After controlling for differences between those who choose different work and study combinations, including academic ability, course load, courses types and field of study, we find that for those aged 25 and under in their first tertiary course, working while studying can reduce the chances of completing, but it depends on the hours worked. For full-time students, we find that compared with those who do not work while studying, those who work up to eight hours (roughly a day) a week on average while studying are just as likely to complete, while those who work more than eight hours are less likely to complete; that is, those working 8.1 to 16 hours (roughly two days) a week, 16.1 to 24 hours (roughly three days) a week and those working more than 24 hours a week are five percentage points, eight percentage points and 14 percentage points less likely to complete, respectively. For part-time students, due to the small number of observations, the only comparison is between those who work fewer than 32 hours per week (part-time workers) and those who work more than 32 hours (full-time workers). We estimate that part-time students who work full-time are around 12 percentage points less likely to complete than those who work fewer than 32 hours per week. From tests performed, we find no evidence that these results are affected by self-selection bias — the presence of unobserved factors that affect both the choice of average hours worked and course completion.

We find that, generally speaking, there are no differences in the ability of full-time VET students and full-time higher education students to manage work and study. However, we find that part-time VET students who work full-time (work more than 32 hours per week on average over their course) are around 15 percentage points more likely to complete than part-time higher education students who work full-time. To complete a qualification part-time while working full-time requires considerable effort and application and the longer duration of higher education courses may make the required commitment more taxing.

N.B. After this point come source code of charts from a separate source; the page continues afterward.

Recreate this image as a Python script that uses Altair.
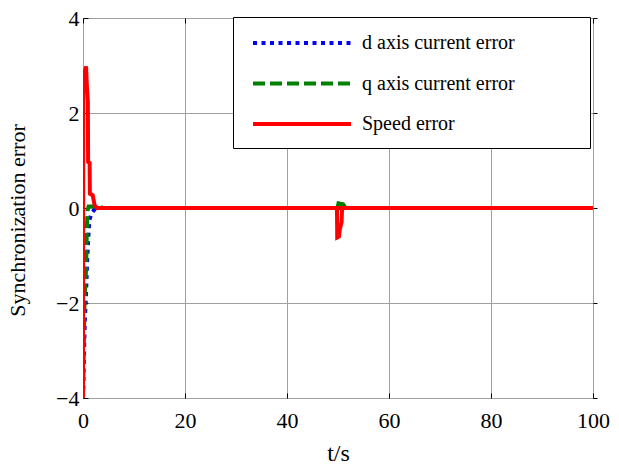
import altair as alt
import pandas as pd

series_names = ["d axis current error", "q axis current error", "Speed error"]
series_colors = ["#0000ff", "#008000", "#ff0000"]
series_dash = [[4, 4.5], [12, 5], [1, 0]]
series_width = [4, 4, 5]

# d axis current error
t_d = [0.0, 0.35, 0.6, 0.8, 1.05, 1.25, 1.75, 2.5, 100.0]
v_d = [-4.0, -2.4, -1.8, -1.15, -0.6, -0.25, -0.1, 0.0, 0.0]

# q axis current error
t_q = [0.0, 0.3, 0.6, 0.75, 0.9, 1.1, 3.0, 4.0, 49.9, 50.1, 51.0, 51.5, 100.0]
v_q = [-4.0, -1.9, -1.3, -0.45, -0.05, 0.03, 0.03, 0.0, 0.0, 0.1, 0.08, 0.0, 0.0]

# Speed error
t_s = [0.0, 0.05, 0.6, 0.75, 0.95, 1.0, 1.3, 1.35, 1.9, 2.3, 2.8,
       49.8, 49.85, 50.2, 50.35, 50.7, 50.8, 100.0]
v_s = [-4.0, 2.75, 2.98, 2.6, 2.25, 0.97, 0.95, 0.3, 0.27, 0.05, 0.0,
       0.0, -0.62, -0.6, -0.45, -0.3, 0.0, 0.0]

x_ticks = [0, 20, 40, 60, 80, 100]
y_ticks = [-4, -2, 0, 2, 4]

rows = []
for name, ts, vs in zip(series_names, [t_d, t_q, t_s], [v_d, v_q, v_s]):
    for i, (t, v) in enumerate(zip(ts, vs)):
        rows.append({"t": t, "v": v, "series": name, "idx": i})
df = pd.DataFrame(rows)

FONT = "Liberation Serif, Times New Roman, serif"
xscale = alt.Scale(domain=[0, 100], nice=False, zero=False)
yscale = alt.Scale(domain=[-4, 4], nice=False, zero=False)

leg = dict(
    title=".", titleOrient="right", titlePadding=56, titleOpacity=0,
    titleFontSize=20, titleFont=FONT,
    orient="none", legendX=150, legendY=-1,
    symbolType="M-0.6,0H9.2", symbolSize=400, symbolStrokeWidth=4,
    labelFont=FONT, labelFontSize=20, labelOffset=91, labelLimit=800,
    labelColor="black",
    rowPadding=18.5, padding=14, strokeColor="black", fillColor="white",
)

lines = alt.Chart(df).mark_line(clip=True).encode(
    x=alt.X("t:Q", scale=xscale, title="t/s",
            axis=alt.Axis(orient="bottom", values=x_ticks, grid=True, gridColor="#a0a0a0",
                          domain=False, ticks=False, labelFont=FONT, labelFontSize=22,
                          labelPadding=12, labelColor="black", labelFlush=False,
                          labelOverlap=False, titleFont=FONT,
                          titleFontSize=24, titleFontWeight="normal", titlePadding=10,
                          titleColor="black")),
    y=alt.Y("v:Q", scale=yscale, title="Synchronization error",
            axis=alt.Axis(orient="left", values=y_ticks, grid=True, gridColor="#a0a0a0",
                          domain=False, ticks=False, labelFont=FONT, labelFontSize=22,
                          labelPadding=4, labelColor="black", labelFlush=False,
                          labelOverlap=False, titleFont=FONT,
                          titleFontSize=22, titleFontWeight="normal", titlePadding=26,
                          titleColor="black", titleY=202)),
    color=alt.Color("series:N", scale=alt.Scale(domain=series_names, range=series_colors),
                    legend=alt.Legend(**leg)),
    strokeDash=alt.StrokeDash("series:N", scale=alt.Scale(domain=series_names, range=series_dash),
                              legend=alt.Legend(**leg)),
    strokeWidth=alt.StrokeWidth("series:N", scale=alt.Scale(domain=series_names, range=series_width),
                                legend=None),
    order="idx:Q",
)

tick_axis = dict(labels=False, domain=False, grid=False, tickColor="black", title=None)

ticks_bl = alt.Chart(df).mark_point(opacity=0).encode(
    x=alt.X("t:Q", scale=xscale,
            axis=alt.Axis(orient="bottom", values=x_ticks, offset=-5, tickSize=5, **tick_axis)),
    y=alt.Y("v:Q", scale=yscale,
            axis=alt.Axis(orient="left", values=y_ticks, offset=-5, tickSize=5, **tick_axis)),
)

ticks_tr = alt.Chart(df).mark_point(opacity=0).encode(
    x=alt.X("t:Q", scale=xscale,
            axis=alt.Axis(orient="top", values=x_ticks, offset=-5, tickSize=5, **tick_axis)),
    y=alt.Y("v:Q", scale=yscale,
            axis=alt.Axis(orient="right", values=y_ticks, offset=0, tickSize=4, **tick_axis)),
)

chart = alt.layer(lines, ticks_bl, ticks_tr).resolve_axis(
    x="independent", y="independent"
).properties(
    width=510, height=380,
    autosize=alt.AutoSizeParams(type="none"),
    padding={"left": 83, "top": 18, "right": 26, "bottom": 74},
    background="white",
).configure_view(stroke="black", strokeWidth=1.2).configure(font=FONT)

chart.save("out.html", embed_options={"renderer": "svg", "actions": False})
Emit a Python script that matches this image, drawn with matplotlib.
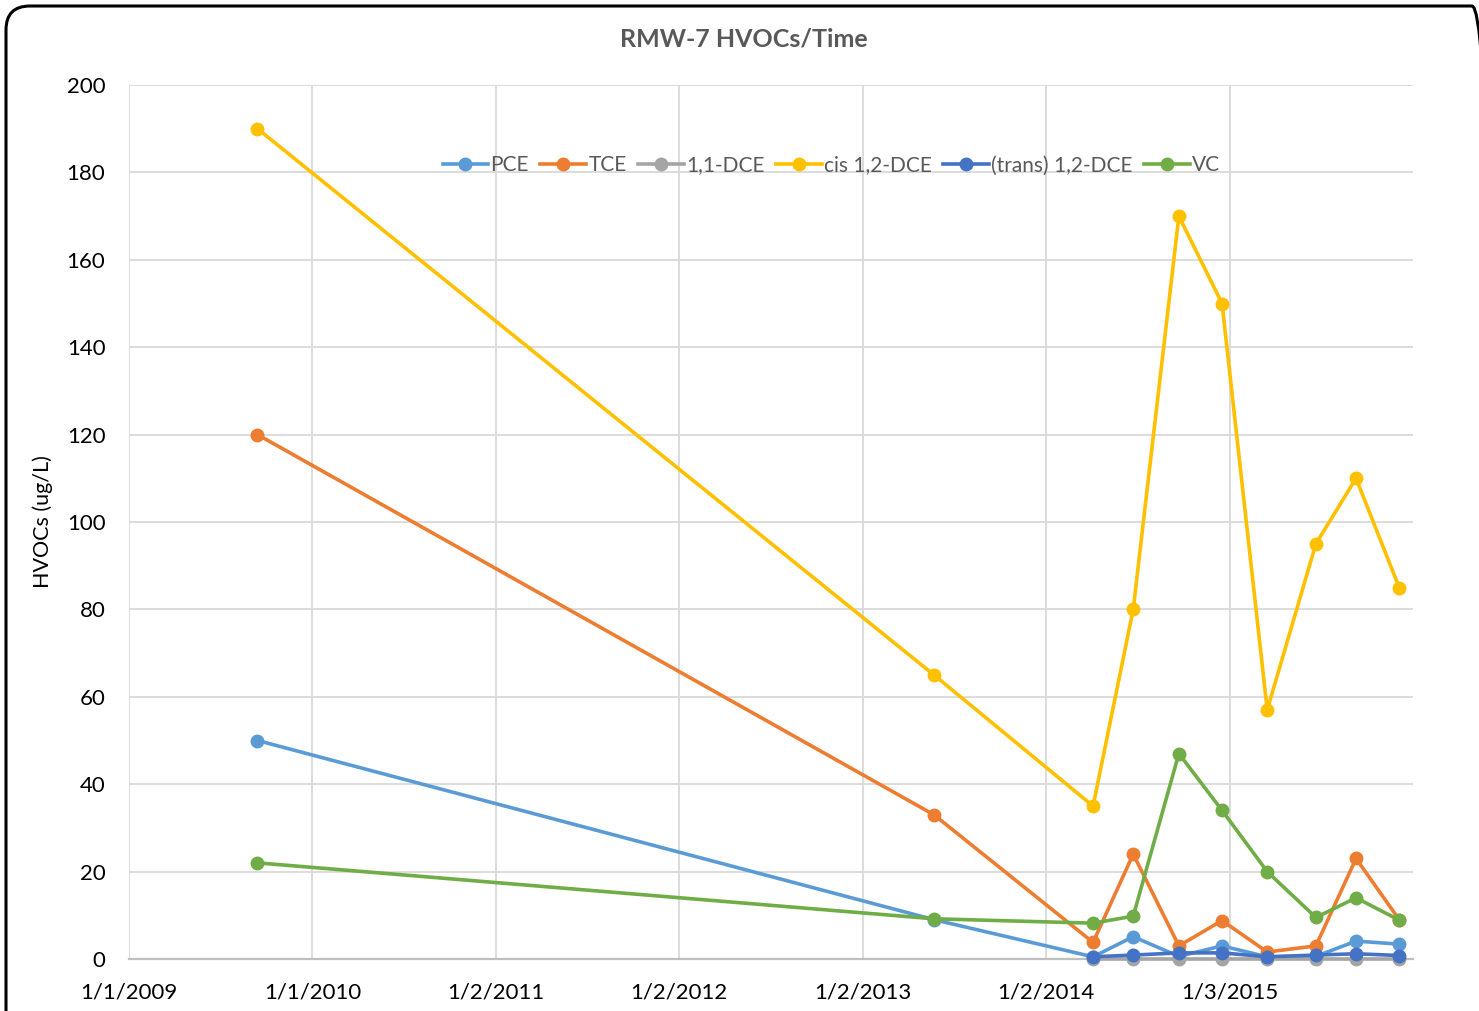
import datetime as dt
import matplotlib
matplotlib.use("Agg")
import matplotlib.pyplot as plt
import matplotlib.dates as mdates
from matplotlib.patches import FancyBboxPatch
from matplotlib.transforms import IdentityTransform

plt.rcParams['font.family'] = ['Lato', 'DejaVu Sans']

# Sampling dates for well RMW-7
dates = ["2009-09-14", "2013-05-24", "2014-04-06", "2014-06-25", "2014-09-24",
         "2014-12-19", "2015-03-19", "2015-06-24", "2015-09-12", "2015-12-07"]

# Concentrations in ug/L (None = not reported)
pce = [50, 9, 0.5, 5.1, 0.6, 3.0, 0.5, 0.6, 4.1, 3.4]
tce = [120, 33, 3.8, 24, 3.0, 8.8, 1.6, 3.0, 23, 9]
dce11 = [None, None, 0, 0, 0, 0, 0, 0, 0, 0]
cis12 = [190, 65, 35, 80, 170, 150, 57, 95, 110, 85]
trans12 = [None, None, 0.5, 0.9, 1.4, 1.4, 0.5, 0.9, 1.2, 0.8]
vc = [22, 9.2, 8.2, 9.8, 47, 34, 20, 9.5, 14, 8.9]

series = [("PCE", pce, "#5B9BD5"),
          ("TCE", tce, "#ED7D31"),
          ("1,1-DCE", dce11, "#A5A5A5"),
          ("cis 1,2-DCE", cis12, "#FFC000"),
          ("(trans) 1,2-DCE", trans12, "#4472C4"),
          ("VC", vc, "#70AD47")]

x = [mdates.date2num(dt.datetime.strptime(d, "%Y-%m-%d")) for d in dates]

fig = plt.figure(figsize=(14.79, 10.11), dpi=100)
ax = fig.add_axes([129 / 1479, 1 - 959 / 1011, 1284 / 1479, 874 / 1011])

for name, vals, col in series:
    xs = [xi for xi, v in zip(x, vals) if v is not None]
    ys = [v for v in vals if v is not None]
    ax.plot(xs, ys, color=col, lw=2.6, marker='o', ms=9, label=name,
            solid_joinstyle='round', clip_on=False)

# date axis with a 365.5 day major unit
start = mdates.date2num(dt.datetime(2009, 1, 1))
tick_labels = ["1/1/2009", "1/1/2010", "1/2/2011", "1/2/2012",
               "1/2/2013", "1/2/2014", "1/3/2015"]
ticks = [start + 365.5 * i for i in range(len(tick_labels))]
ax.set_xticks(ticks)
ax.set_xticklabels(tick_labels)
ax.set_xlim(start, start + 365.5 * 7)
ax.set_ylim(0, 200)
ax.set_yticks(range(0, 201, 20))

ax.grid(True, color="#D9D9D9", lw=1.3)
ax.set_axisbelow(True)
for s in ["top", "right", "left"]:
    ax.spines[s].set_visible(False)
ax.spines["bottom"].set_color("#BFBFBF")
ax.spines["bottom"].set_linewidth(1.6)
ax.spines["bottom"].set_zorder(1)
ax.tick_params(length=0, labelsize=16, colors="black")
ax.tick_params(axis='x', pad=17)
ax.tick_params(axis='y', pad=17)

ax.set_ylabel("HVOCs (ug/L)", fontsize=15.5, labelpad=10)
fig.text(744 / 1479, 1 - 39 / 1011, "RMW-7 HVOCs/Time", ha='center', va='center',
         fontsize=18, fontweight='bold', color="#595959")

leg = ax.legend(loc='center', bbox_to_anchor=(0.547, 0.908), ncol=6, frameon=False,
                fontsize=15, handlelength=2.2, handletextpad=0.1, columnspacing=0.55,
                borderaxespad=0)
for t in leg.get_texts():
    t.set_color("#595959")

# rounded chart-area border
frame = FancyBboxPatch((6, -30), 1490, 1011 - 6 + 30,
                       boxstyle="round,pad=0,rounding_size=24",
                       fill=False, ec="black", lw=2.2, transform=IdentityTransform())
fig.patches.append(frame)

fig.savefig("out.png", dpi=100)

The relatively long commitment required to obtain a higher education qualification part-time may also mean that employers are less likely to support full-time employees who choose this education pathway.

Importantly, we find that, for both VET and higher education students, the type of work performed while studying has a significant bearing on completion. Full-time students who find a job they would like as a career while studying (around 12% of both VET and higher education students) are estimated to be around four percentage points more likely to complete study than those who work in a job that is not a career job, while the same effect for part-time students is around ten percentage points. A possible explanation is that most of those who find a career job while studying find work in professional jobs, especially in the areas of information technology, engineering, and architecture and building, which tend to require the attainment of a qualification for post-study employment. Therefore, the prospect of converting their jobs to ongoing employment after study may give them an added incentive to complete over those who work in non-career jobs. If this interpretation is correct, this result underlines the importance of creating more opportunities for students to gain experience working in jobs that they would like as a career.
Their modest assessment?
combining study and work does have significant effects on completion and future employment prospects. Too much work negatively impacts on study completion, but on the other hand work experience does benefit future job prospects. The ideal combination would be modest hours of work in a job relevant to a future career — but this will be difficult to achieve for many students.